J’ai rencontré Sherlock à la fin des années 90 quand j’avais osé, en rédaction, à Caïn, en fait chez Jacques Jamet devant un café (aussi serré qu’un anus transalpin) pouffer devant un avis positif sur Conan Doyle émis par le rédacteur en chef. Il m’avait vitre recadré et mis entre les mains les œuvres complètes* du bonhomme avec pour consigne de ne pas remettre les pieds chez lui avant d’avoir lu les aventures du bonhomme. Féal, fidèle, obéissant, c’est ce que je fis. Et à ma plus grande honte, j’ai aimé. Le lecteur d’alors se moquant du lecteur d’avant médusé de cette revirade, ce retournement de veste, cette trahison au noir impardonnable.

* Rééditées (vintage !) ces temps-ci et disponibles chez les marchands de journaux (à l’heure où j’écris ces lignes, on en est au 38ème volume). Si les livres sont soignés, illustrés par Sidney Paget et traduit par Éric Wittersheim, The Sherlock Holmes Collection contient un certain nombre d’aventures qui n’appartiennent pas au canon holmésien et ont été écrites, sans doute, par un Allemand comme leur titre le laisse supposer : Le Fabricant de diamants, Der Diamentenmacher (1909), traduit par Anna Bonhomme et illustrés par Alfred Roloff. Faudrait pas trop rincer l’amateur… Et c’est évidemment encore le DILIPO, opus cité, page 993, qui nous souffle la solution : il s’agit d’apocryphes allemands : « Aus den Geheimakten des Welt-Detektivus » (1907-1911), « pâle succédané de Holmes »….

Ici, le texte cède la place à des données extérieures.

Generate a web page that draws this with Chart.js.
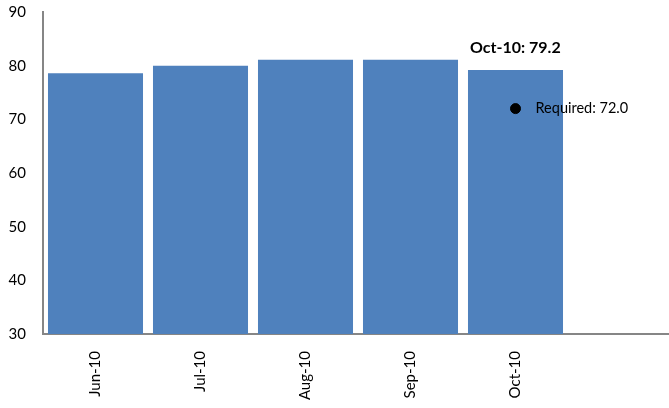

Car, il faut le reconnaître, les aventures du violoniste opioïde appartiennent au whodunit sans conteste possible. Et si le détective qui sait se grimer en « vieillard difforme » et user de son charme auprès des enfants des rues du Londres de l’époque pour mener une enquête, il peut énerver de mini mini mini à grave avec son art de la déduction dans la poussière, l’encre, la boue ou la cendre d’un cigare.

« C’est bête comme chou !« 

« – Alors Watson, me dit-il soudain, on ne veut pas investir dans les valeurs sud-africaines ? Je sursautai de surprise. Même habitué comme je l’étais aux curieuses facultés de Holmes, cette soudaine intrusion dans mes pensées les plus intimes m’apparut inexplicable. » Élémentaire mon cher Watson : « 1. Vous aviez de la craie entre l’index et le pouce de la main gauche lorsque vous êtes rentré du club hier soir. 2. Vous mettez de la craie à cet endroit lorsque vous jouez au billard pour affermir la queue. 3. Vous ne jouez jamais au billard, sauf avec Thurston. 4. Vous m’avez dit il y a quatre semaines que Thurston possédait une option sur une propriété en Afrique du Sud expirant dans un mois et pour laquelle il souhaitait s’associer avec vous. 5. Votre chéquier est sous clé dans mon tiroir et vous ne m’avez pas demandé la clé. 6. Vous n’avez pas l’intention d’investir votre argent de cette manière. » (Les Hommes dansants, The Adventure of the Dancing Men, 1903)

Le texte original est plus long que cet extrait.